In the first few seconds of this, his third album, Charles Bradley describes himself as “a brother who came from the hard licks of life, who knows that America is my home”. Later, he says “America represents love for humanity, for all the world” before asking to God to “bless America, my home, sweet home”. Fortunately, what follows on the rest of Changes is a challenge to Bradley's beloved nation, rather than a mere paean to its greatness.
Witness, for instance, 'Ain't It A Sin'. “It's my turn to love and be loved”, the song begins, over a furiously funky backdrop, the kind for which Bradley has become rightly recognised over his two previous releases for Daptone. The chorus hook is a killer: “if you ain't gonna do me right, I might just do you in.
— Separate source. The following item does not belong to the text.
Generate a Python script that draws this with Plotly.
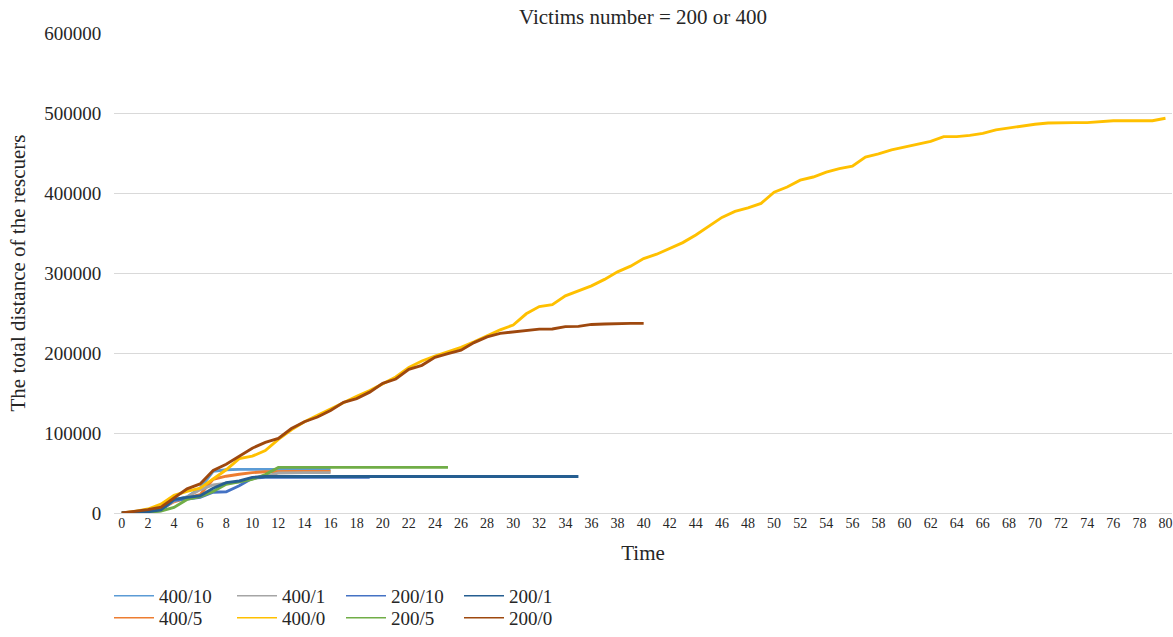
import plotly.graph_objects as go

# Simulation time steps and cumulative rescuer distance for each configuration
t_400_10 = list(range(0, 17))
d_400_10 = [0, 500, 1500, 5000, 16000, 20000, 31000, 52000, 54000, 54500, 54500,
            54500, 54500, 54500, 54500, 54500, 54500]

t_400_5 = list(range(0, 17))
d_400_5 = [0, 500, 1500, 5000, 14000, 19000, 23000, 42000, 46000, 48500, 50500,
           51500, 52000, 52000, 52000, 52000, 52000]

t_400_1 = list(range(0, 17))
d_400_1 = [0, 500, 1500, 5000, 15000, 20000, 29000, 35000, 37000, 39000, 43000,
           46000, 50000, 50500, 50500, 50500, 50500]

t_400_0 = list(range(0, 81))
d_400_0 = [0, 2000, 5000, 11000, 22000, 27000, 31000, 42000, 54000, 68000,
           71000, 78000, 92000, 104000, 114000, 122000, 130000, 139000, 146000, 153000,
           162000, 170000, 182000, 190000, 196000, 202000, 207000, 214000, 222000, 229000,
           235000, 249000, 258000, 260500, 271500, 278000, 284000, 292000, 301500, 308500,
           318000, 323500, 330500, 338000, 347500, 358000, 369500, 377000, 381500, 387000,
           401000, 407500, 416000, 420000, 426000, 430500, 433500, 445000, 449000, 454000,
           457500, 461000, 464500, 470500, 470500, 472000, 474500, 479000, 481500, 483500,
           486000, 487500, 488000, 488000, 488000, 489500, 490400, 490400, 490400, 490400,
           493400]

t_200_10 = list(range(0, 20))
d_200_10 = [0, 500, 1000, 3000, 16000, 17500, 19500, 26000, 26500, 34000, 43500,
            44500, 44500, 44500, 44500, 44500, 44500, 44500, 44500, 44500]

t_200_5 = list(range(0, 26))
d_200_5 = [0, 300, 800, 2500, 7000, 17000, 20500, 27000, 36000, 39000, 42000,
           48000, 57000, 57000, 57000, 57000, 57000, 57000, 57000, 57000, 57000,
           57000, 57000, 57000, 57000, 57000]

t_200_1 = list(range(0, 36))
d_200_1 = [0, 500, 1500, 4000, 17000, 19500, 21500, 31000, 38000, 40000, 44500,
           45700] + [45700] * 24

t_200_0 = list(range(0, 41))
d_200_0 = [0, 1900, 4200, 7300, 18500, 30200, 36300, 53200, 61000, 71000,
           81000, 88300, 93300, 105600, 114100, 120000, 128100, 138300, 143000, 151100,
           162000, 167500, 179700, 184600, 194600, 199100, 203500, 213000, 220100, 224500,
           226500, 228300, 229800, 230000, 233000, 233300, 235700, 236200, 237000, 237000,
           237000]

x_ticks = list(range(0, 81, 2))
y_ticks = [0, 100000, 200000, 300000, 400000, 500000, 600000]

# name, times, distances, colour
series = [
    ("400/10", t_400_10, d_400_10, "#5B9BD5"),
    ("400/5", t_400_5, d_400_5, "#ED7D31"),
    ("400/1", t_400_1, d_400_1, "#A5A5A5"),
    ("400/0", t_400_0, d_400_0, "#FFC000"),
    ("200/10", t_200_10, d_200_10, "#4472C4"),
    ("200/5", t_200_5, d_200_5, "#70AD47"),
    ("200/1", t_200_1, d_200_1, "#255E91"),
    ("200/0", t_200_0, d_200_0, "#9E480E"),
]

FONT = "Liberation Serif"
TEXT = "#262626"
GRID = "#D9D9D9"
W, H = 1173, 637
ML, MR, MT, MB = 114, 1, 33, 123
PW, PH = W - ML - MR, H - MT - MB

fig = go.Figure()
for name, t, d, color in series:
    fig.add_trace(go.Scatter(
        x=t, y=d, mode="lines", name=name, showlegend=False,
        line=dict(color=color, width=2.9),
    ))

# Legend laid out column by column in two rows below the axis
legend_cols = [109, 232, 341, 459]
legend_rows = [596, 618]
legends = {}
for i, (name, _, _, color) in enumerate(series):
    key = "legend" if i == 0 else f"legend{i + 1}"
    col, row = divmod(i, 2)
    fig.add_trace(go.Scatter(
        x=[None], y=[None], mode="lines", name=name, legend=key,
        line=dict(color=color, width=1.5),
    ))
    legends[key] = dict(
        orientation="v", xref="paper", yref="paper",
        x=(legend_cols[col] - ML) / PW, y=(H - MB - legend_rows[row]) / PH,
        xanchor="left", yanchor="middle",
        font=dict(family=FONT, size=19, color=TEXT),
        itemwidth=40, bgcolor="rgba(0,0,0,0)", borderwidth=0,
        itemclick=False, itemdoubleclick=False,
    )

fig.update_layout(
    width=W, height=H,
    margin=dict(l=ML, r=MR, t=MT, b=MB),
    paper_bgcolor="white", plot_bgcolor="white",
    font=dict(family=FONT, color=TEXT),
    title=dict(
        text="Victims number = 200 or 400",
        x=0.5, xref="paper", y=1 - 17 / H, yref="container",
        xanchor="center", yanchor="middle",
        font=dict(family=FONT, size=21, color=TEXT),
    ),
    xaxis=dict(
        range=[-0.6, 80.5],
        tickvals=x_ticks, ticktext=[str(v) for v in x_ticks], tickangle=0,
        showgrid=False, zeroline=False, showline=False,
        ticks="",
        tickfont=dict(family=FONT, size=14, color=TEXT),
        title=dict(text="Time", standoff=15,
                   font=dict(family=FONT, size=21, color=TEXT)),
    ),
    yaxis=dict(
        range=[0, 600000],
        tickvals=y_ticks, tickformat="d",
        showgrid=True, gridcolor=GRID, gridwidth=1.3,
        zeroline=True, zerolinecolor=GRID, zerolinewidth=1.3,
        showline=False,
        ticks="outside", ticklen=8, tickcolor="rgba(0,0,0,0)",
        tickfont=dict(family=FONT, size=19, color=TEXT),
        title=dict(text="The total distance of the rescuers", standoff=12,
                   font=dict(family=FONT, size=21, color=TEXT)),
    ),
    **legends,
)

fig.write_html("out.html")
Ain't it a sin?”, he imparts, with a dose of malevolence. Bradley means business, and he wants America and the world to know. It would be easy for this sense of purpose, this quest for justice, to be lost amidst what is, essentially, a plainly brilliant song sure to get dancefloors and festival fields moving this summer, but it seems that, as well as wanting to make people dance, Bradley wants to make them think. In these days of heightened racial tensions, his message seems timely.
The title track is a cover of the Black Sabbath original. A seemingly unlikely choice on paper, the treatment given to it by Bradley and his Menahan Street Band colleagues renders it entirely his. It is a triumph, as the languid 6/8 gives him ample opportunity to extract every possible ounce of emotion from the song's simple chorus line “I'm going through changes....in my life”. A track earlier, 'Ain't Gonna Give It Up' has shown an entirely different side to things, as a lighter groove, some wonderful pizzicato brass and a gloriously spacious sonic palette leave plenty of room for the full extent of his incredible vocal prowess to be exhibited. Not merely for effect is it shown off however. Since his 2011 debut, the scope of Bradley's songwriting and execution has expanded beyond all recognition. No more is he just the owner of a brilliant rags to riches story, having lived a life in dead end jobs and on the streets before being discovered by the Daptone's Gabriel Roth impersonating James Brown. Now, despite his vocal inflexions bearing more than a passing resemblance to those of the great man, he is a formidable artist in his own right with an ever-expanding canon of powerful and affecting songs.
Not everything works quite as well. 'You Think I Don't Know (But I Know)', by comparison to what goes before, feels lightweight and inconsequential. On other albums this could be a key song, but here it simply doesn't seem to fit. Thankfully, 'Change for the World' immediately sets thanks aright with a powerful and plangent horn hook setting the scene for Bradley to angrily intone "if we're not careful, we'll be back segregated. Change for the better of your soul...I've gotta give you my love. If you don't know by now, just check yourself”. His message of changing the world through love has been delivered many times, but not like this. “Stop hiding behind religion....heaven is crying...God is unhappy....Put away the guns and take this love”. It might well sound like a sermon, but fortunately, as well as being a sentiment we all need to hear, it is, like 'Ain't It a Sin' earlier, a song that it is impossible not to dance to. Charles Bradley is trying to change the world. Let's see if we can't help him succeed.